Keberhasilan
Provinsi Banten dalam memacu pertumbuhan ekonomi sebesar 5,26 persen pada tahun 2016 dan berada diatas pertumbuhan ekonomi
nasional patut diapresiasi. Jika dibandingkan dengan tahun 2015 yang tumbuh
sebesar 5,40 persen maka pertumbuhan ekonomi ini mengalami sedikit perlambatan
yang disebabkan oleh pertumbuhan negatif pada lapangan usaha pertanian,
kehutanan, dan perikanan. Meski demikian harus diakui bahwa pertumbuhan ini mampu
mengurangi tingkat pengangguran, kemiskinan,
dan
tingkat ketimpangan pengeluaran penduduk Banten
dalam setahun terakhir.

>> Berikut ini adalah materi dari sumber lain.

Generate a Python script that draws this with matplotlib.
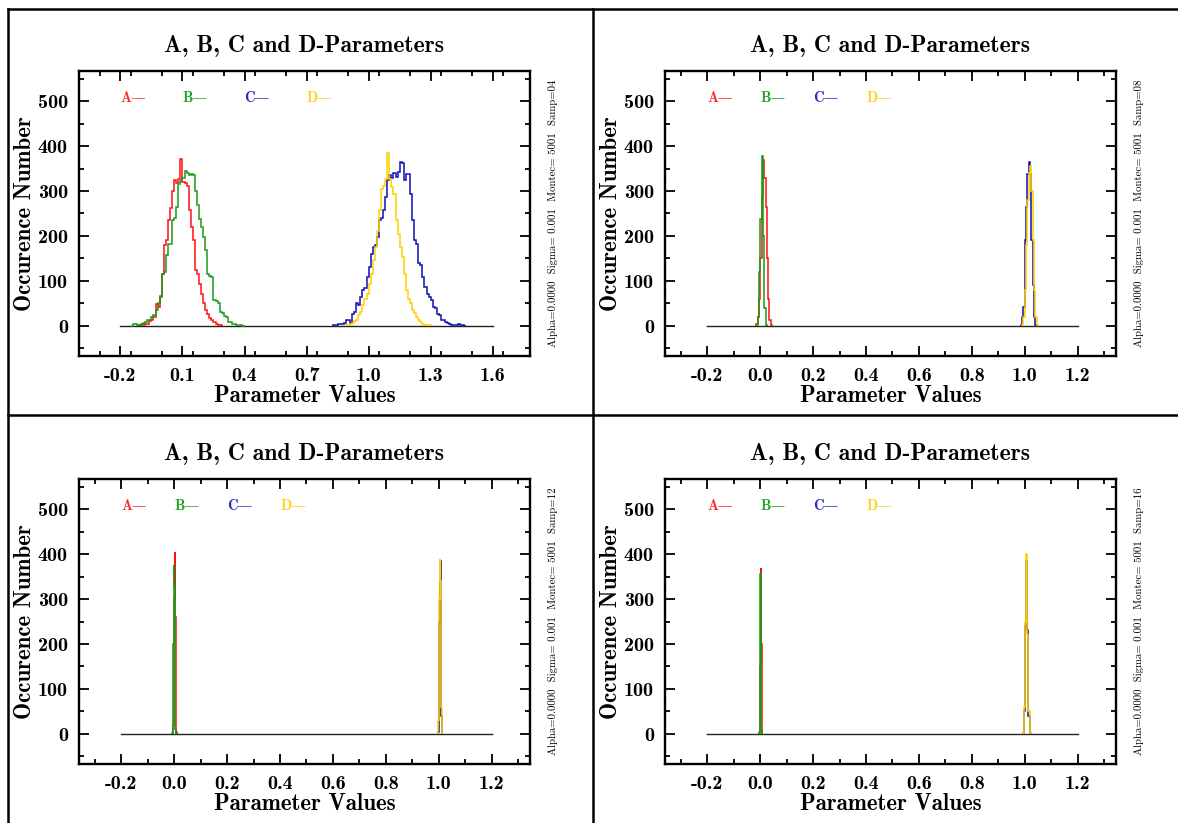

Akan tetapi yang menjadi pertanyaan apakah keberhasilan
pembangunan ekonomi tersebut dapat dinikmati secara merata oleh seluruh lapisan
masyarakat Banten?
Pertumbuhan
yang terjadi di hampir semua sektor perekonomian pada tahun 2016 mampu
menurunkan tingkat pengangguran hingga
11 ribu orang,
namun hal ini masih menyisakan
sejumlah pengangguran hingga 498 ribu orang pada kondisi Agustus 2016. Demikian
juga untuk kemiskinan, meski tingkat kemiskinan mengalami penurunan namun masih
menyisakan penduduk miskin yang mencapai 657,74 ribu orang atau sekitar 5,36
persen dari seluruh penduduk Banten. Artinya dari 100 orang penduduk di Banten, terdapat 6 orang penduduk dalam
kondisi miskin. Penduduk miskin di Banten masih terkonsentrasi di wilayah
perdesaan dengan tingkat kemiskinan sebesar 7,32 persen. sedangkan untuk
wilayah perkotaan tingkat kemiskinannya lebih rendah yaitu sebesar 4,49 persen.
Demikian juga untuk
ketimpangan pengeluaran yang
diukur dengan menggunakan gini rasio. Gini rasio sekaligus dapat digunakan sebagai
proksi/pendekatan untuk menghitung ketimpangan pendapatan karena menggambarkan
besaran pendapatan yang mampu dibelanjakan oleh penduduk. Pada
kondisi September 2016 angka gini
rasio Banten sebesar 0,394 atau
mengalami penurunan tipis jika dibandingkan
dengan kondisi Maret 2016 yang nilainya sebesar 0,392. Meski mengalami
penurunan dan ketimpangan pengeluaran
Banten masih dibawah ketimpangan pengeluaran nasional,
namun ketimpangan ini masih jauh dari yang ditargetkan oleh Presiden Joko Widodo dalam RPJMN dimana pada tahun 2019 nilai gini rasio Indonesia sebesar
0,37. Adapun menurut ukuran
ketimpangan Bank
Dunia, Banten masuk ke dalam
ketimpangan rendah karena persentase pengeluaran pada kelompok penduduk 40 persen
terbawah sebesar 17,41 persen atau sedikit diatas batas minimal persentase pengeluaran 17
persen.
Meski
ketimpangan pengeluaran mengalami penurunan, namun untuk kelompok pengeluaran
40 persen terbawah di perkotaan masih
tergolong
sedang, sedangkan di wilayah perdesaan tergolong ketimpangan rendah. Apabila dilihat dari
distribusinya, kelompok 20 persen kelas
atas di Banten
menguasai 46,51
persen pengeluaran, sedangkan kelas pengeluaran
menengah
sebanyak 40 persen menguasai 36,08
persen pengeluaran dan 40 persen kelas bawah di Banten hanya menyumbang 17,41 persen dari seluruh
konsumsi pengeluaran di seluruh Banten.
Dalam
jangka waktu tahun 2016, terjadi
peningkatan pengeluaran atau pendapatan pada
kelas menengah di Banten
sebesar 2,09 persen. Sedangkan untuk kelas bawah dan
kelas atas mengalami penurunan pengeluaran sebesar 0,79 persen dan 1,27 persen.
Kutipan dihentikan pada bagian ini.